Tracer Pebble Studies
Tracking the movement of coarse sediment along beaches
Coastal Partners (formerly Eastern Solent Coastal Partnership) has developed an innovative method of utilising radio-frequency identification (RFID) technology to track the movement of material along coarse sediment beach frontages.
The use of Tracer Pebbles as a method of measuring longshore sediment transport has been widely used and reported on in the coastal environment. Early methods of tracking beach sediment included using fluorescent material, resin shapes and copper cores and aluminium pebbles. More recently, the Radio Frequency Identification (RFID) technology has been used to accurately and efficiently monitor this movement.
The system comprises three main components; passive induced transponder (PIT) tags which broadcast a unique ID number when detected; an antenna used to scan the beach and a data logger used to store the ID number and recorded location.
In addition to the projects that have previously been carried out or are currently ongoing within East Solent, SCOPAC has been coordinating a number of Tracer Pebble projects across the region.
The aim of these studies is to build a database of information on the discrete sediment transport pathways at selected sites along the south coast, as well as validating the detailed knowledge that has previously been presented through projects such as the Sediment Transport Studies (SCOPAC, 2004; 2012).
Studies documented on this website:
How they work
Small Radio Frequency Identification (RFID) tags are embedded within native pebbles collected from a site of interest and secured with a waterproof resin.

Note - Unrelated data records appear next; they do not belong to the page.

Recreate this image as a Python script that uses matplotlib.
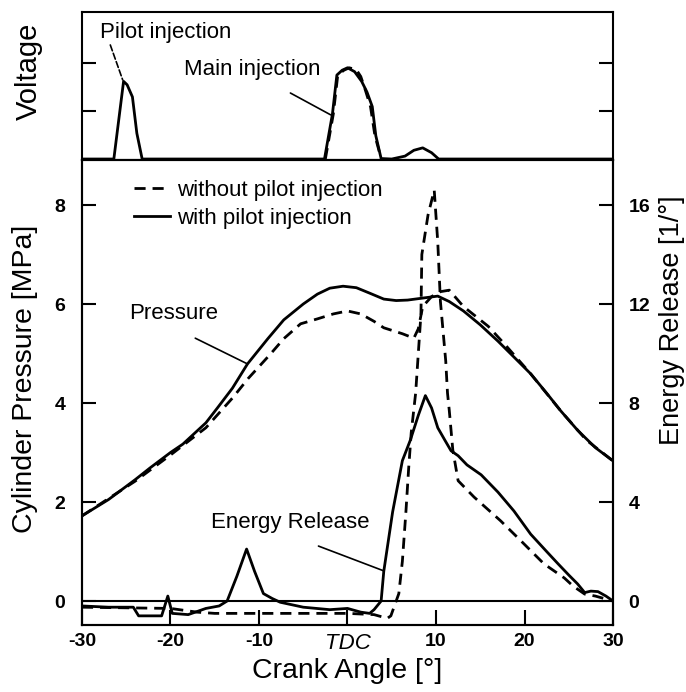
import numpy as np
import matplotlib
matplotlib.use("Agg")
import matplotlib.pyplot as plt

plt.rcParams['font.family'] = ['Liberation Sans', 'DejaVu Sans']

# --- voltage trace (top panel) ---
volt_crank = [-30, -26.4, -25.3, -24.9, -24.3, -23.8, -23.2, -2.6, -1.7, -1.2, -0.6, 0.0,
              0.8, 1.6, 2.2, 2.8, 3.2, 3.8, 5.0, 6.5, 7.5, 8.5, 9.5, 10.3, 30]
volt_pilot = [0.02, 0.02, 1.62, 1.55, 1.3, 0.55, 0.02, 0.02, 0.95, 1.75, 1.85, 1.9,
              1.82, 1.62, 1.4, 1.1, 0.5, 0.03, 0.02, 0.08, 0.2, 0.25, 0.15, 0.02, 0.02]
volt_crank_nop = [-2.5, -1.6, -1.1, -0.4, 0.2, 1.0, 1.5, 2.0, 2.6, 3.1, 3.8]
volt_nopilot = [0.02, 0.95, 1.75, 1.85, 1.9, 1.86, 1.72, 1.45, 1.1, 0.5, 0.03]

# --- cylinder pressure [MPa] ---
p_crank = [-30, -27, -24, -22.3, -20, -18.6, -16, -14.7, -13, -11.3, -9, -7.2, -5, -3.4,
           -2, -0.5, 1, 2.5, 4.1, 5.5, 6.8, 8.5, 10.2, 11.5, 13.1, 15, 17, 18.8, 20.7,
           22.5, 24.1, 26, 28, 30]
p_pilot = [1.72, 2.05, 2.45, 2.69, 3.0, 3.17, 3.6, 3.9, 4.3, 4.79, 5.3, 5.68, 6.0, 6.2,
           6.32, 6.36, 6.33, 6.22, 6.1, 6.07, 6.08, 6.12, 6.16, 6.05, 5.86, 5.58, 5.25,
           4.93, 4.59, 4.2, 3.84, 3.45, 3.1, 2.83]
p_crank_nop = [-30, -24, -20, -16, -13, -11.2, -8.7, -7.2, -5.3, -3.4, -1.6, 0, 1.5, 3,
               4.1, 6.2, 7.5, 8.0, 8.5, 9.5, 10.5, 11.5, 13.1, 15.9, 17.7, 20.7, 24.1,
               27, 30]
p_nopilot = [1.72, 2.42, 2.95, 3.5, 4.1, 4.5, 4.99, 5.3, 5.6, 5.7, 5.8, 5.86, 5.8, 5.65,
             5.52, 5.4, 5.31, 5.5, 5.95, 6.15, 6.25, 6.28, 5.95, 5.55, 5.2, 4.59, 3.84,
             3.25, 2.83]

# --- energy release [1/deg] ---
e_crank = [-30, -27, -24.2, -23.6, -21, -20.3, -19.8, -18, -16, -14.5, -13.6, -12.5,
           -11.4, -10.5, -9.5, -8.5, -7.6, -5, -2, 0, 1.5, 2.5, 3.0, 3.8, 4.1, 5.1, 6.2,
           7.1, 8.0, 8.8, 9.5, 10.2, 11.0, 11.7, 12.5, 13.5, 15.1, 17, 18.8, 20.7, 22.5,
           23.8, 25, 26, 26.8, 27.5, 28.3, 29.2, 30]
e_pilot = [-0.2, -0.25, -0.25, -0.6, -0.6, 0.2, -0.5, -0.55, -0.3, -0.2, 0.0, 1.0,
           2.1, 1.2, 0.3, 0.1, -0.05, -0.25, -0.35, -0.3, -0.45, -0.5, -0.35, 0.0, 1.2,
           3.6, 5.67, 6.5, 7.5, 8.3, 7.8, 7.0, 6.5, 6.07, 5.87, 5.5, 5.1, 4.4, 3.64, 2.7,
           2.0, 1.5, 1.05, 0.69, 0.34, 0.4, 0.38, 0.2, 0.0]
e_crank_nop = [-30, -20, -17, -15, 0, 3, 4.5, 4.9, 5.8, 6.2, 6.6, 6.9, 7.2, 7.7, 8.3, 8.4,
               9.1, 9.8, 10.2, 10.5, 11.1, 11.3, 11.5, 11.9, 12.5, 14.3, 17.3, 19.6,
               22.2, 24.5, 25.5, 26.8, 28, 30]
e_nopilot = [-0.25, -0.3, -0.45, -0.5, -0.5, -0.55, -0.7, -0.6, 0.3, 1.6, 3.6, 5.3, 6.8,
             8.4, 11.6, 14.0, 15.6, 16.6, 14.5, 12.1, 9.7, 8.4, 7.7, 6.1, 4.86, 4.2, 3.24,
             2.43, 1.5, 0.93, 0.6, 0.28, 0.2, 0.0]

x_ticks = [-30, -20, -10, 0, 10, 20, 30]
x_ticklabels = ['-30', '-20', '-10', 'TDC', '10', '20', '30']

lw = 2.0
dash = (4, 2.5)
ann_fs = 16
lab_fs = 20.5

fig = plt.figure(figsize=(6.86, 6.92), dpi=100)
ax0 = fig.add_axes([0.1195, 0.7688, 0.7741, 0.2139])
ax = fig.add_axes([0.1195, 0.0968, 0.7741, 0.672], sharex=ax0)
ax2 = ax.twinx()

# top panel
ax0.plot(volt_crank, volt_pilot, color='black', lw=lw)
ax0.plot(volt_crank_nop, volt_nopilot, color='black', lw=lw, ls='--', dashes=dash)
ax0.set_ylim(0, 3.05)
ax0.set_yticks([1, 2])
ax0.set_yticklabels([])
ax0.tick_params(axis='y', direction='in', length=10, width=1.5, right=True)
ax0.tick_params(axis='x', bottom=False, labelbottom=False)
ax0.set_ylabel('Voltage', fontsize=21)
ax0.yaxis.set_label_coords(-0.074, 0.6)
ax0.text(-20.5, 2.62, 'Pilot injection', fontsize=ann_fs, ha='center', va='center')
ax0.annotate('', xy=(-25.4, 1.65), xytext=(-26.8, 2.37),
             arrowprops=dict(arrowstyle='-', color='black', lw=1.2, ls='--',
                             shrinkA=0, shrinkB=0))
ax0.text(-10.8, 1.86, 'Main injection', fontsize=ann_fs, ha='center', va='center')
ax0.annotate('', xy=(-1.9, 0.93), xytext=(-6.45, 1.38),
             arrowprops=dict(arrowstyle='-', color='black', lw=1.2,
                             shrinkA=0, shrinkB=0))

# bottom panel
ax.plot(p_crank, p_pilot, color='black', lw=lw, label='with pilot injection')
ax.plot(p_crank_nop, p_nopilot, color='black', lw=lw, ls='--', dashes=dash,
        label='without pilot injection')
ax2.plot(e_crank, e_pilot, color='black', lw=lw)
ax2.plot(e_crank_nop, e_nopilot, color='black', lw=lw, ls='--', dashes=dash)
ax2.axhline(0, color='black', lw=1.5)

ax.set_xlim(-30, 30)
ax.set_ylim(-0.485, 8.91)
ax2.set_ylim(-0.97, 17.82)
ax.set_yticks([0, 2, 4, 6, 8])
ax2.set_yticks([0, 4, 8, 12, 16])
ax.set_xticks(x_ticks)
ax.set_xticklabels(x_ticklabels)
for t in ax.get_xticklabels():
    if t.get_text() == 'TDC':
        t.set_fontstyle('italic')
        t.set_fontsize(16)
    else:
        t.set_fontweight('bold')
        t.set_fontsize(14)
for t in ax.get_yticklabels() + ax2.get_yticklabels():
    t.set_fontweight('bold')
    t.set_fontsize(14)

ax.tick_params(axis='x', direction='in', length=11, width=1.5, pad=6, top=False)
ax.tick_params(axis='y', direction='in', length=10, width=1.5, pad=12)
ax2.tick_params(axis='y', direction='in', length=10, width=1.5, pad=11)

ax.set_xlabel('Crank Angle [°]', fontsize=lab_fs)
ax.xaxis.set_label_coords(0.5, -0.072)
ax.set_ylabel('Cylinder Pressure [MPa]', fontsize=lab_fs)
ax.yaxis.set_label_coords(-0.083, 0.53)
ax2.set_ylabel('Energy Release [1/°]', fontsize=19.5)
ax2.yaxis.set_label_coords(1.086, 0.655)

ax.text(-19.6, 5.8, 'Pressure', fontsize=ann_fs, ha='center', va='center')
ax.annotate('', xy=(-11.3, 4.79), xytext=(-17.2, 5.31),
            arrowprops=dict(arrowstyle='-', color='black', lw=1.2,
                            shrinkA=0, shrinkB=0))
ax.text(-6.5, 1.58, 'Energy Release', fontsize=ann_fs, ha='center', va='center')
ax.annotate('', xy=(4.08, 0.61), xytext=(-3.28, 1.11),
            arrowprops=dict(arrowstyle='-', color='black', lw=1.2,
                            shrinkA=0, shrinkB=0))

h, l = ax.get_legend_handles_labels()
ax.legend(h[::-1], l[::-1], loc='upper left', bbox_to_anchor=(0.098, 0.957),
          frameon=False, fontsize=ann_fs, handlelength=1.6, handletextpad=0.35,
          labelspacing=0.32, borderpad=0, borderaxespad=0)

for a in (ax0, ax, ax2):
    for s in a.spines.values():
        s.set_linewidth(1.5)

fig.savefig('out.png', dpi=100)
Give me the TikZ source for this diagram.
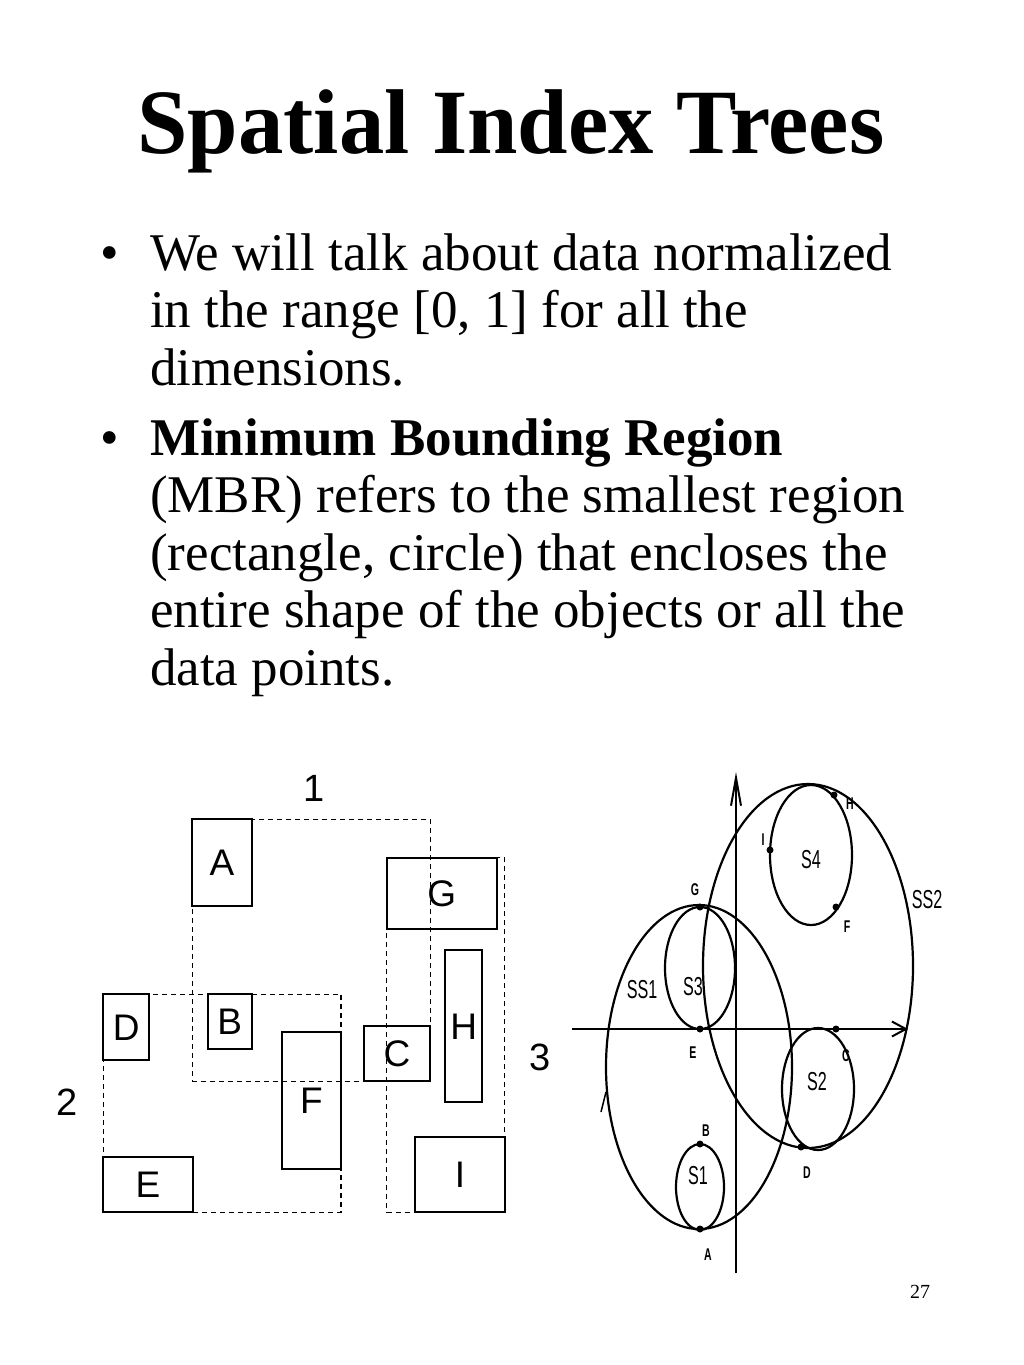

The RFID tags store a unique ID number which is logged, together with the GPS location by the specialist equipment during the retrieval surveys. The tags used are passive, meaning that they have no internal power source and can remain in situ for extended periods.
The pebbles are then deployed and re-surveyed at set intervals using a specialised scanner and a Global Positioning System (GPS).
Figure 1: Example of the range of Tracer Pebble sizes and the RFID tags.
How we survey the beach
We walk the beach with handheld antennas using one, or several surveyors, depending on the size of the beach to cover. The surveyors will sweep the beach in a linear pattern between mean low water spring (MLWS) and the beach crest. It may be necessary to include the back of the beach if there has been a particularly strong storm event causing overtopping and overwash.
The equipment will make an audible noise when a tag has been detected and will automatically log the tag number together with the GPS location. This means that we do not need to stop and obtain a visual identification of the pebble, however this can be done at a later date if further information on attrition rates is required.
Surveying the beach at Hayling Island
Why are tracers needed?
The data collected has proven to be extremely useful, particularly for dynamic or highly managed beaches where elevation difference plots or aerial photography are not sufficient to identify net sediment movement following replenishment or recycling activities.
Coastal Partners has successfully applied the method in conjunction with topographic data to understand how quickly and how far replenished material moves downdrift. Overlaying Tracer Pebble results onto a topographic difference plot for example, helps to visualise the discrete pathways which confirms the direction in which eroded material travels (during the period of the retrieval surveys). These results have helped to confirm the location of drift divides; convergence zones and net sediment drift patterns.
Figure 2: Topographic difference plot, showing the changes in beach levels between 2004 and 2016. The red colour shows where the beach has lowered (erosion) and blue indicates areas that have built up (accretion)
- The tracers are not visible to the naked eye and therefore are less prone to disturbance from beach users;
- The tracer tags use no power and can be left in the field for long periods of time;
- The vertical detection range of the antenna can be up to 1m, which enables buried Tracer Pebbles to be identified;
- After initial deployment a number of retrieval surveys are conducted over a period of weeks, months and years to allow long-term trends in sediment pathways to be identified;
- Average detection rates over a two-week period are approximately 72%, with more than 95% of all tags being detected more than once;
- After 5 months in the field tracers can disperse along 3 kilometres of beach.
How could Tracer Pebbles help you?
- The method can help to highlight the local scale sediment transport pathways which directly affect the movement of material along the beach frontage;
- The results provide a powerful tool to aid Beach Management Plans and the location of beach control structures;
- Clearly presented results are a powerful tool for explaining sediment transport to council members and the general public;
- The results have already proved useful in discussions with various stakeholders around the frontage, and the study has received widespread support and interest from Councillors and the public alike.
Sacha Neill and Dr Samantha Cope, together with the Countryfile production team including presenter Ellie Harrison
Tracer Pebbles find fame!
Coastal Partners’ tracer pebbles have featured on BBC’s Countryfile.
Coastal engineers Sacha Neill and Dr Samantha Cope met Ellie Harrison on Hayling Island Beach to talk through the innovative method, and how it has helped us to understand the longshore drift patterns along the beach frontage.
The programme aired in May 2018.
There is growing interest in the method, with future Tracer Pebble deployments along the south coast of England being co-ordinated by SCOPAC.